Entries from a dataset
☆ ☆ ☆
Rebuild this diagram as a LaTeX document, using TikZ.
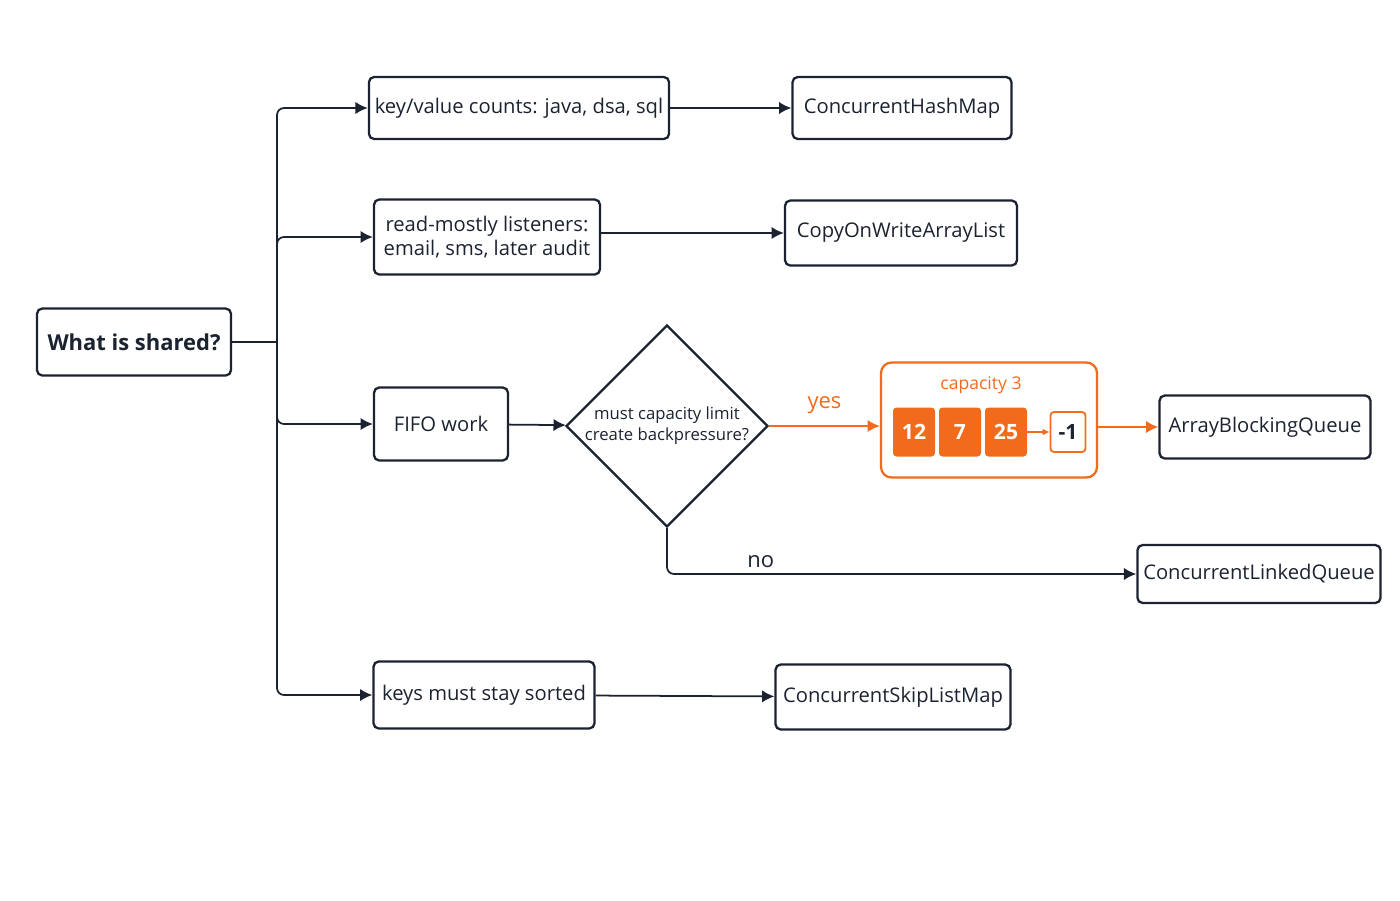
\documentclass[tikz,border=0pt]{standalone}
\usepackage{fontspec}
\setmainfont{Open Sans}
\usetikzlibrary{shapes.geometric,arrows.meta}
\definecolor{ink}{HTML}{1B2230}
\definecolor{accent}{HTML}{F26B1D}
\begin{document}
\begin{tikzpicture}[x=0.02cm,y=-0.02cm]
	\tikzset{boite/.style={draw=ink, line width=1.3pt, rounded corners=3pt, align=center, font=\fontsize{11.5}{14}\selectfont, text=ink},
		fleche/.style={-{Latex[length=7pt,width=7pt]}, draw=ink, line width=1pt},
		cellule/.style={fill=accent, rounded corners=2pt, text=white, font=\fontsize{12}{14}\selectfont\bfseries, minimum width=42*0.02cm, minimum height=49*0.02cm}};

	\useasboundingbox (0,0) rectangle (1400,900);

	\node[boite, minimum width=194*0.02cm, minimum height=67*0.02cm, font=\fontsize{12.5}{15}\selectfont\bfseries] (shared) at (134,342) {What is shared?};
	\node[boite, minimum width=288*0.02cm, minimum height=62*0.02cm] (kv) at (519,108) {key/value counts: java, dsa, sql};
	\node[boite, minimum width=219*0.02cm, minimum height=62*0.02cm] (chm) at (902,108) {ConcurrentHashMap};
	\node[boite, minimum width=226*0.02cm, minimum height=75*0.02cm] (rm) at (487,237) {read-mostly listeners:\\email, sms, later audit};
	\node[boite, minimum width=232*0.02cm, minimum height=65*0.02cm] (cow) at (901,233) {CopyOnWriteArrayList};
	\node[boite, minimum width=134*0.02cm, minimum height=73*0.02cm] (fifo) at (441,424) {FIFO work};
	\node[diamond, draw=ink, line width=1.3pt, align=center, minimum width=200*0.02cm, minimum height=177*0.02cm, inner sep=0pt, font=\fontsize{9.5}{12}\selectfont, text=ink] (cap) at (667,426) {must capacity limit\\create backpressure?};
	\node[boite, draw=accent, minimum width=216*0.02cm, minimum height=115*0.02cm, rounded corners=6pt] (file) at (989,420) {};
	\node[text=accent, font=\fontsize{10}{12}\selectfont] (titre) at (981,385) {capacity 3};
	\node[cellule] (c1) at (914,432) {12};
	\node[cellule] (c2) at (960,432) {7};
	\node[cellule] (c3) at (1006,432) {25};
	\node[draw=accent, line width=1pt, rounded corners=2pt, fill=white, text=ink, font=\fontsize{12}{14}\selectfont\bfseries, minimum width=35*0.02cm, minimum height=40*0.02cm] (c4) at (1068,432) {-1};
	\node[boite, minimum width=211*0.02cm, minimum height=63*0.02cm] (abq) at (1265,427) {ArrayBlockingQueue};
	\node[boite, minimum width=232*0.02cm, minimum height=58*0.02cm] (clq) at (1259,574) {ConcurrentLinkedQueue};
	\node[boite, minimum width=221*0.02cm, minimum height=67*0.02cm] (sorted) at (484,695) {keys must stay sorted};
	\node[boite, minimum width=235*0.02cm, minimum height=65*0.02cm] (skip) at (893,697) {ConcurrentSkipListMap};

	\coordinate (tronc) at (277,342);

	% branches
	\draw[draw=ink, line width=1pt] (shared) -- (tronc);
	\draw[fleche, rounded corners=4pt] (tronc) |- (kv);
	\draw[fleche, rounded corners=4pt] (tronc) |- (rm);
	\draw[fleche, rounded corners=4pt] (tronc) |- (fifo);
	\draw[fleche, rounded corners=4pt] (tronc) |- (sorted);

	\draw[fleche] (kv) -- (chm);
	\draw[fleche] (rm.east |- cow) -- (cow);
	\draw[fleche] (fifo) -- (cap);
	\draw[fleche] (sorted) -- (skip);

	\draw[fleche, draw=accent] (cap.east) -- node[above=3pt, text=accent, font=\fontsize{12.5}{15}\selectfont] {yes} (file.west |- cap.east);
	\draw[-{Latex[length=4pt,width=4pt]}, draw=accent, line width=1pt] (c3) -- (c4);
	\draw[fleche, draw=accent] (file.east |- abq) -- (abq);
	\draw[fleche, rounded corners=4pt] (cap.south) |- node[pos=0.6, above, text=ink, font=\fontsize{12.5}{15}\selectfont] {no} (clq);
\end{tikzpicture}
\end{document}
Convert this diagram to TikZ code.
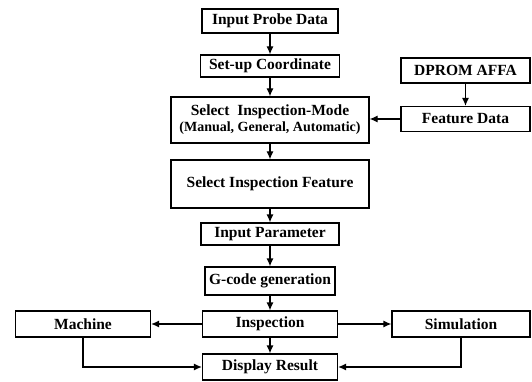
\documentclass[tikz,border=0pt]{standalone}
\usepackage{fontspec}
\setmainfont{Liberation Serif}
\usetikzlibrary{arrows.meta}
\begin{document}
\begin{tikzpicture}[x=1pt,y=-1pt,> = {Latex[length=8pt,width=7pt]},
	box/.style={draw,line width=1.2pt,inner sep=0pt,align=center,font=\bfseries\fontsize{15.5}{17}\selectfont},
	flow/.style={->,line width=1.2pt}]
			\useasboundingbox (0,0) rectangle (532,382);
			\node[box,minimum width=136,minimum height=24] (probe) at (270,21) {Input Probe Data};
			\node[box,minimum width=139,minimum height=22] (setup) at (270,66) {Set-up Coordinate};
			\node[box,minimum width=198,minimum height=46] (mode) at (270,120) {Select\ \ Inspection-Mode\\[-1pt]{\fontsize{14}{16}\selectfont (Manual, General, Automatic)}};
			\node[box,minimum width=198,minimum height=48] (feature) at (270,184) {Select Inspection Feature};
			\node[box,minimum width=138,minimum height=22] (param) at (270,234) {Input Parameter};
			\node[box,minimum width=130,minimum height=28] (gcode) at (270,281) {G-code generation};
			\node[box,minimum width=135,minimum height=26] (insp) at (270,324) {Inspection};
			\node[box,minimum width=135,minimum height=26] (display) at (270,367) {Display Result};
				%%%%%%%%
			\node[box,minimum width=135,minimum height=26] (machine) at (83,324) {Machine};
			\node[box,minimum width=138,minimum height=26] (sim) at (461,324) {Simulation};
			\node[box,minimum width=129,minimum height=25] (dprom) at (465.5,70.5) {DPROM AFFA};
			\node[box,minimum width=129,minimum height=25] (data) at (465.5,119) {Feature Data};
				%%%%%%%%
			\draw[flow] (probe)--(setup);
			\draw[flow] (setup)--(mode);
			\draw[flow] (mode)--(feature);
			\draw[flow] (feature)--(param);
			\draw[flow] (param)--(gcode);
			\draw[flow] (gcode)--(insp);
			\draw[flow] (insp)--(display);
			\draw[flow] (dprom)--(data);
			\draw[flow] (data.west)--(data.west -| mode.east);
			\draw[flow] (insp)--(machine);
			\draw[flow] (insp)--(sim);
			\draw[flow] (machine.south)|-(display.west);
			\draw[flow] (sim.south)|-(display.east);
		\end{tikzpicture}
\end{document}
☆ ☆ ☆
> _EXERCISE_: Without the pictures, copy the material exactly as given.

> _WORKED SOLUTION_:
Rebuild this diagram as a LaTeX document, using TikZ.
\documentclass[tikz,border=0pt]{standalone}
\usepackage{fontspec}
\setmainfont{Open Sans}
\usetikzlibrary{shapes.geometric,arrows.meta}
\definecolor{ink}{HTML}{1B2230}
\definecolor{accent}{HTML}{F26B1D}
\begin{document}
\begin{tikzpicture}[x=0.02cm,y=-0.02cm]
	\tikzset{boite/.style={draw=ink, line width=1.3pt, rounded corners=3pt, align=center, font=\fontsize{11.5}{14}\selectfont, text=ink},
		fleche/.style={-{Latex[length=7pt,width=7pt]}, draw=ink, line width=1pt},
		cellule/.style={fill=accent, rounded corners=2pt, text=white, font=\fontsize{12}{14}\selectfont\bfseries, minimum width=42*0.02cm, minimum height=49*0.02cm}};

	\useasboundingbox (0,0) rectangle (1400,900);

	\node[boite, minimum width=194*0.02cm, minimum height=67*0.02cm, font=\fontsize{12.5}{15}\selectfont\bfseries] (shared) at (134,342) {What is shared?};
	\node[boite, minimum width=288*0.02cm, minimum height=62*0.02cm] (kv) at (519,108) {key/value counts: java, dsa, sql};
	\node[boite, minimum width=219*0.02cm, minimum height=62*0.02cm] (chm) at (902,108) {ConcurrentHashMap};
	\node[boite, minimum width=226*0.02cm, minimum height=75*0.02cm] (rm) at (487,237) {read-mostly listeners:\\email, sms, later audit};
	\node[boite, minimum width=232*0.02cm, minimum height=65*0.02cm] (cow) at (901,233) {CopyOnWriteArrayList};
	\node[boite, minimum width=134*0.02cm, minimum height=73*0.02cm] (fifo) at (441,424) {FIFO work};
	\node[diamond, draw=ink, line width=1.3pt, align=center, minimum width=200*0.02cm, minimum height=177*0.02cm, inner sep=0pt, font=\fontsize{9.5}{12}\selectfont, text=ink] (cap) at (667,426) {must capacity limit\\create backpressure?};
	\node[boite, draw=accent, minimum width=216*0.02cm, minimum height=115*0.02cm, rounded corners=6pt] (file) at (989,420) {};
	\node[text=accent, font=\fontsize{10}{12}\selectfont] (titre) at (981,385) {capacity 3};
	\node[cellule] (c1) at (914,432) {12};
	\node[cellule] (c2) at (960,432) {7};
	\node[cellule] (c3) at (1006,432) {25};
	\node[draw=accent, line width=1pt, rounded corners=2pt, fill=white, text=ink, font=\fontsize{12}{14}\selectfont\bfseries, minimum width=35*0.02cm, minimum height=40*0.02cm] (c4) at (1068,432) {-1};
	\node[boite, minimum width=211*0.02cm, minimum height=63*0.02cm] (abq) at (1265,427) {ArrayBlockingQueue};
	\node[boite, minimum width=232*0.02cm, minimum height=58*0.02cm] (clq) at (1259,574) {ConcurrentLinkedQueue};
	\node[boite, minimum width=221*0.02cm, minimum height=67*0.02cm] (sorted) at (484,695) {keys must stay sorted};
	\node[boite, minimum width=235*0.02cm, minimum height=65*0.02cm] (skip) at (893,697) {ConcurrentSkipListMap};

	\coordinate (tronc) at (277,342);

	% branches
	\draw[draw=ink, line width=1pt] (shared) -- (tronc);
	\draw[fleche, rounded corners=4pt] (tronc) |- (kv);
	\draw[fleche, rounded corners=4pt] (tronc) |- (rm);
	\draw[fleche, rounded corners=4pt] (tronc) |- (fifo);
	\draw[fleche, rounded corners=4pt] (tronc) |- (sorted);

	\draw[fleche] (kv) -- (chm);
	\draw[fleche] (rm.east |- cow) -- (cow);
	\draw[fleche] (fifo) -- (cap);
	\draw[fleche] (sorted) -- (skip);

	\draw[fleche, draw=accent] (cap.east) -- node[above=3pt, text=accent, font=\fontsize{12.5}{15}\selectfont] {yes} (file.west |- cap.east);
	\draw[-{Latex[length=4pt,width=4pt]}, draw=accent, line width=1pt] (c3) -- (c4);
	\draw[fleche, draw=accent] (file.east |- abq) -- (abq);
	\draw[fleche, rounded corners=4pt] (cap.south) |- node[pos=0.6, above, text=ink, font=\fontsize{12.5}{15}\selectfont] {no} (clq);
\end{tikzpicture}
\end{document}
Convert this diagram to TikZ code.
\documentclass[tikz,border=0pt]{standalone}
\usepackage{fontspec}
\setmainfont{Liberation Serif}
\usetikzlibrary{arrows.meta}
\begin{document}
\begin{tikzpicture}[x=1pt,y=-1pt,> = {Latex[length=8pt,width=7pt]},
	box/.style={draw,line width=1.2pt,inner sep=0pt,align=center,font=\bfseries\fontsize{15.5}{17}\selectfont},
	flow/.style={->,line width=1.2pt}]
			\useasboundingbox (0,0) rectangle (532,382);
			\node[box,minimum width=136,minimum height=24] (probe) at (270,21) {Input Probe Data};
			\node[box,minimum width=139,minimum height=22] (setup) at (270,66) {Set-up Coordinate};
			\node[box,minimum width=198,minimum height=46] (mode) at (270,120) {Select\ \ Inspection-Mode\\[-1pt]{\fontsize{14}{16}\selectfont (Manual, General, Automatic)}};
			\node[box,minimum width=198,minimum height=48] (feature) at (270,184) {Select Inspection Feature};
			\node[box,minimum width=138,minimum height=22] (param) at (270,234) {Input Parameter};
			\node[box,minimum width=130,minimum height=28] (gcode) at (270,281) {G-code generation};
			\node[box,minimum width=135,minimum height=26] (insp) at (270,324) {Inspection};
			\node[box,minimum width=135,minimum height=26] (display) at (270,367) {Display Result};
				%%%%%%%%
			\node[box,minimum width=135,minimum height=26] (machine) at (83,324) {Machine};
			\node[box,minimum width=138,minimum height=26] (sim) at (461,324) {Simulation};
			\node[box,minimum width=129,minimum height=25] (dprom) at (465.5,70.5) {DPROM AFFA};
			\node[box,minimum width=129,minimum height=25] (data) at (465.5,119) {Feature Data};
				%%%%%%%%
			\draw[flow] (probe)--(setup);
			\draw[flow] (setup)--(mode);
			\draw[flow] (mode)--(feature);
			\draw[flow] (feature)--(param);
			\draw[flow] (param)--(gcode);
			\draw[flow] (gcode)--(insp);
			\draw[flow] (insp)--(display);
			\draw[flow] (dprom)--(data);
			\draw[flow] (data.west)--(data.west -| mode.east);
			\draw[flow] (insp)--(machine);
			\draw[flow] (insp)--(sim);
			\draw[flow] (machine.south)|-(display.west);
			\draw[flow] (sim.south)|-(display.east);
		\end{tikzpicture}
\end{document}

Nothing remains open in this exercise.